Requirement — Return every line below as is, leaving out the pictures.

Source excerpt —
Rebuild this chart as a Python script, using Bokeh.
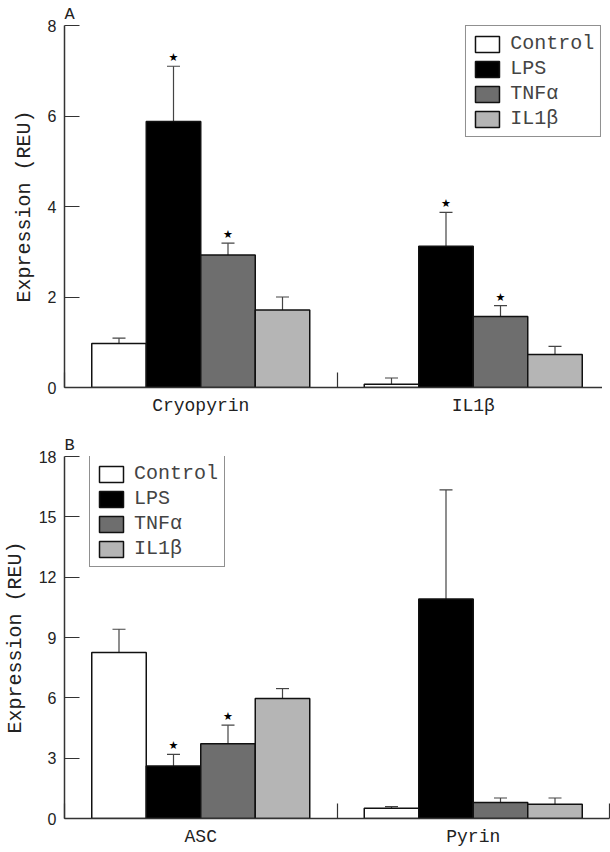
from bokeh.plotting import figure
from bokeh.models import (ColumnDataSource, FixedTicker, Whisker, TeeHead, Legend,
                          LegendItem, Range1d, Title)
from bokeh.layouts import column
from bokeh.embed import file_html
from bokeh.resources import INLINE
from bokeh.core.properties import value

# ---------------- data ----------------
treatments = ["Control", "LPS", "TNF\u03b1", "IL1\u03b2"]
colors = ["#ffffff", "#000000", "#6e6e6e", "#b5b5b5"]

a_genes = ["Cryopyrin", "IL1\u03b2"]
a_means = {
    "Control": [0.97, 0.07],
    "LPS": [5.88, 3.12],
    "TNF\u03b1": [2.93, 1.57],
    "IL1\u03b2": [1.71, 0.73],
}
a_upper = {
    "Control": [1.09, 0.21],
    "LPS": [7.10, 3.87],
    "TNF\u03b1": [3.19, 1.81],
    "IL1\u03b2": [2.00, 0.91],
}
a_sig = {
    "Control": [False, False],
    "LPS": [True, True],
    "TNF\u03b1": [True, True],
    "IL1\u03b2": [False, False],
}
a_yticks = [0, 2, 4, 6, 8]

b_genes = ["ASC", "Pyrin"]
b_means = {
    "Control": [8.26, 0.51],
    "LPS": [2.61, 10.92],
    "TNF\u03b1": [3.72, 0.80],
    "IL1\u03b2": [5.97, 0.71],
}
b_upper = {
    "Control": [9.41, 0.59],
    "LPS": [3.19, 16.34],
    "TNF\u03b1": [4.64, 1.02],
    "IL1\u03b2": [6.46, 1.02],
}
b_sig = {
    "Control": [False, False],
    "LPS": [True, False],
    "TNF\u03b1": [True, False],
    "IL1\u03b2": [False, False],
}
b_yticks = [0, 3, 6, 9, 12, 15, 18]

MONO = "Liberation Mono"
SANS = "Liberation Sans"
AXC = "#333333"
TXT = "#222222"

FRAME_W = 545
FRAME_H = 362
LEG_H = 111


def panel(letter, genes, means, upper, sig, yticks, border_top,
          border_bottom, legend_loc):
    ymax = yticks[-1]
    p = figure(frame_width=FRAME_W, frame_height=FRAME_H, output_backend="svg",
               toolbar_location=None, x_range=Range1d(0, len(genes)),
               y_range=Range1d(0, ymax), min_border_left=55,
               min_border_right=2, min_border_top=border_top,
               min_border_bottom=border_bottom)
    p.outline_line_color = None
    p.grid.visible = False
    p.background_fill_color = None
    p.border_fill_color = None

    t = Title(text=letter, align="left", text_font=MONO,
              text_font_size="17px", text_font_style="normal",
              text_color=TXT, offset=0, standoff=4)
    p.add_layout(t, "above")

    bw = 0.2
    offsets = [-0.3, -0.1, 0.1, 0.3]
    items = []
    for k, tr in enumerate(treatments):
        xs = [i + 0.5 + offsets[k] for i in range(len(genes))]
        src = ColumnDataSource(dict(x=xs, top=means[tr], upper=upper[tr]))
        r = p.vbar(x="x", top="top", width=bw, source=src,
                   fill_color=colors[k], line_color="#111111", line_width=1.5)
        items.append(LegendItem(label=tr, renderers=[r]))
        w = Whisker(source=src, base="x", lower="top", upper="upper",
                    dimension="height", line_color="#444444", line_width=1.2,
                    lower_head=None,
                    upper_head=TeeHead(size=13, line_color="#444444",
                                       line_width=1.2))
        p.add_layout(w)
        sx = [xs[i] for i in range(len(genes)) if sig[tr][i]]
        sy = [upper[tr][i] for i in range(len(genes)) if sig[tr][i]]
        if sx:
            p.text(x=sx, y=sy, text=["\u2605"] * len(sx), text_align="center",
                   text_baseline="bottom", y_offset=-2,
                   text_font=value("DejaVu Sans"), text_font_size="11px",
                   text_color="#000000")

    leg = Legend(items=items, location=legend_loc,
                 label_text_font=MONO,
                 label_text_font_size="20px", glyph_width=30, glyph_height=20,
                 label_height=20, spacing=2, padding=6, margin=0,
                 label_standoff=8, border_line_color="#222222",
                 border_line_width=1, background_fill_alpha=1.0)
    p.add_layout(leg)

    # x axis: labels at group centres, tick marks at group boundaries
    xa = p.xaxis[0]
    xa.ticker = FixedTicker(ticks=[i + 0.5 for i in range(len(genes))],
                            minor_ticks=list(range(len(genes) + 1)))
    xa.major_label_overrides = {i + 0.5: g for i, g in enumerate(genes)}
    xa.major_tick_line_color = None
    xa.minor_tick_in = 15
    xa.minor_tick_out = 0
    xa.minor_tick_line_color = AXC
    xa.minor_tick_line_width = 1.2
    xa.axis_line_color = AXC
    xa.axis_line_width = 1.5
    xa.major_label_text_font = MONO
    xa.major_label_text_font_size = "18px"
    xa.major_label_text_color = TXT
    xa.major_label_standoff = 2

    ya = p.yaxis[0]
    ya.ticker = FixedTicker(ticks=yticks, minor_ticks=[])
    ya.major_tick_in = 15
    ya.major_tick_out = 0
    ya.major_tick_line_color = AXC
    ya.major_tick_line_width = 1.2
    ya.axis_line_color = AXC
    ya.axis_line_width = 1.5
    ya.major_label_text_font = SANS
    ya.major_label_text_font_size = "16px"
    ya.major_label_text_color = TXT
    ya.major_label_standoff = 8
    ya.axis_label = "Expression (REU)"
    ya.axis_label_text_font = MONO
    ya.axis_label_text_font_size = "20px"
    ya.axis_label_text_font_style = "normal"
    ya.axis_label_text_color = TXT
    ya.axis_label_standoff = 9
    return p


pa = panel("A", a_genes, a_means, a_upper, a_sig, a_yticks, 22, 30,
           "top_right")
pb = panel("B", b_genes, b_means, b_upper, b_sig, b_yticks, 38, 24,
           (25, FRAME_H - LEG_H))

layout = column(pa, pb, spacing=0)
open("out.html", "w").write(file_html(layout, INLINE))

Expected answer —
Rebuild this chart as a Python script, using Bokeh.
from bokeh.plotting import figure
from bokeh.models import (ColumnDataSource, FixedTicker, Whisker, TeeHead, Legend,
                          LegendItem, Range1d, Title)
from bokeh.layouts import column
from bokeh.embed import file_html
from bokeh.resources import INLINE
from bokeh.core.properties import value

# ---------------- data ----------------
treatments = ["Control", "LPS", "TNF\u03b1", "IL1\u03b2"]
colors = ["#ffffff", "#000000", "#6e6e6e", "#b5b5b5"]

a_genes = ["Cryopyrin", "IL1\u03b2"]
a_means = {
    "Control": [0.97, 0.07],
    "LPS": [5.88, 3.12],
    "TNF\u03b1": [2.93, 1.57],
    "IL1\u03b2": [1.71, 0.73],
}
a_upper = {
    "Control": [1.09, 0.21],
    "LPS": [7.10, 3.87],
    "TNF\u03b1": [3.19, 1.81],
    "IL1\u03b2": [2.00, 0.91],
}
a_sig = {
    "Control": [False, False],
    "LPS": [True, True],
    "TNF\u03b1": [True, True],
    "IL1\u03b2": [False, False],
}
a_yticks = [0, 2, 4, 6, 8]

b_genes = ["ASC", "Pyrin"]
b_means = {
    "Control": [8.26, 0.51],
    "LPS": [2.61, 10.92],
    "TNF\u03b1": [3.72, 0.80],
    "IL1\u03b2": [5.97, 0.71],
}
b_upper = {
    "Control": [9.41, 0.59],
    "LPS": [3.19, 16.34],
    "TNF\u03b1": [4.64, 1.02],
    "IL1\u03b2": [6.46, 1.02],
}
b_sig = {
    "Control": [False, False],
    "LPS": [True, False],
    "TNF\u03b1": [True, False],
    "IL1\u03b2": [False, False],
}
b_yticks = [0, 3, 6, 9, 12, 15, 18]

MONO = "Liberation Mono"
SANS = "Liberation Sans"
AXC = "#333333"
TXT = "#222222"

FRAME_W = 545
FRAME_H = 362
LEG_H = 111


def panel(letter, genes, means, upper, sig, yticks, border_top,
          border_bottom, legend_loc):
    ymax = yticks[-1]
    p = figure(frame_width=FRAME_W, frame_height=FRAME_H, output_backend="svg",
               toolbar_location=None, x_range=Range1d(0, len(genes)),
               y_range=Range1d(0, ymax), min_border_left=55,
               min_border_right=2, min_border_top=border_top,
               min_border_bottom=border_bottom)
    p.outline_line_color = None
    p.grid.visible = False
    p.background_fill_color = None
    p.border_fill_color = None

    t = Title(text=letter, align="left", text_font=MONO,
              text_font_size="17px", text_font_style="normal",
              text_color=TXT, offset=0, standoff=4)
    p.add_layout(t, "above")

    bw = 0.2
    offsets = [-0.3, -0.1, 0.1, 0.3]
    items = []
    for k, tr in enumerate(treatments):
        xs = [i + 0.5 + offsets[k] for i in range(len(genes))]
        src = ColumnDataSource(dict(x=xs, top=means[tr], upper=upper[tr]))
        r = p.vbar(x="x", top="top", width=bw, source=src,
                   fill_color=colors[k], line_color="#111111", line_width=1.5)
        items.append(LegendItem(label=tr, renderers=[r]))
        w = Whisker(source=src, base="x", lower="top", upper="upper",
                    dimension="height", line_color="#444444", line_width=1.2,
                    lower_head=None,
                    upper_head=TeeHead(size=13, line_color="#444444",
                                       line_width=1.2))
        p.add_layout(w)
        sx = [xs[i] for i in range(len(genes)) if sig[tr][i]]
        sy = [upper[tr][i] for i in range(len(genes)) if sig[tr][i]]
        if sx:
            p.text(x=sx, y=sy, text=["\u2605"] * len(sx), text_align="center",
                   text_baseline="bottom", y_offset=-2,
                   text_font=value("DejaVu Sans"), text_font_size="11px",
                   text_color="#000000")

    leg = Legend(items=items, location=legend_loc,
                 label_text_font=MONO,
                 label_text_font_size="20px", glyph_width=30, glyph_height=20,
                 label_height=20, spacing=2, padding=6, margin=0,
                 label_standoff=8, border_line_color="#222222",
                 border_line_width=1, background_fill_alpha=1.0)
    p.add_layout(leg)

    # x axis: labels at group centres, tick marks at group boundaries
    xa = p.xaxis[0]
    xa.ticker = FixedTicker(ticks=[i + 0.5 for i in range(len(genes))],
                            minor_ticks=list(range(len(genes) + 1)))
    xa.major_label_overrides = {i + 0.5: g for i, g in enumerate(genes)}
    xa.major_tick_line_color = None
    xa.minor_tick_in = 15
    xa.minor_tick_out = 0
    xa.minor_tick_line_color = AXC
    xa.minor_tick_line_width = 1.2
    xa.axis_line_color = AXC
    xa.axis_line_width = 1.5
    xa.major_label_text_font = MONO
    xa.major_label_text_font_size = "18px"
    xa.major_label_text_color = TXT
    xa.major_label_standoff = 2

    ya = p.yaxis[0]
    ya.ticker = FixedTicker(ticks=yticks, minor_ticks=[])
    ya.major_tick_in = 15
    ya.major_tick_out = 0
    ya.major_tick_line_color = AXC
    ya.major_tick_line_width = 1.2
    ya.axis_line_color = AXC
    ya.axis_line_width = 1.5
    ya.major_label_text_font = SANS
    ya.major_label_text_font_size = "16px"
    ya.major_label_text_color = TXT
    ya.major_label_standoff = 8
    ya.axis_label = "Expression (REU)"
    ya.axis_label_text_font = MONO
    ya.axis_label_text_font_size = "20px"
    ya.axis_label_text_font_style = "normal"
    ya.axis_label_text_color = TXT
    ya.axis_label_standoff = 9
    return p


pa = panel("A", a_genes, a_means, a_upper, a_sig, a_yticks, 22, 30,
           "top_right")
pb = panel("B", b_genes, b_means, b_upper, b_sig, b_yticks, 38, 24,
           (25, FRAME_H - LEG_H))

layout = column(pa, pb, spacing=0)
open("out.html", "w").write(file_html(layout, INLINE))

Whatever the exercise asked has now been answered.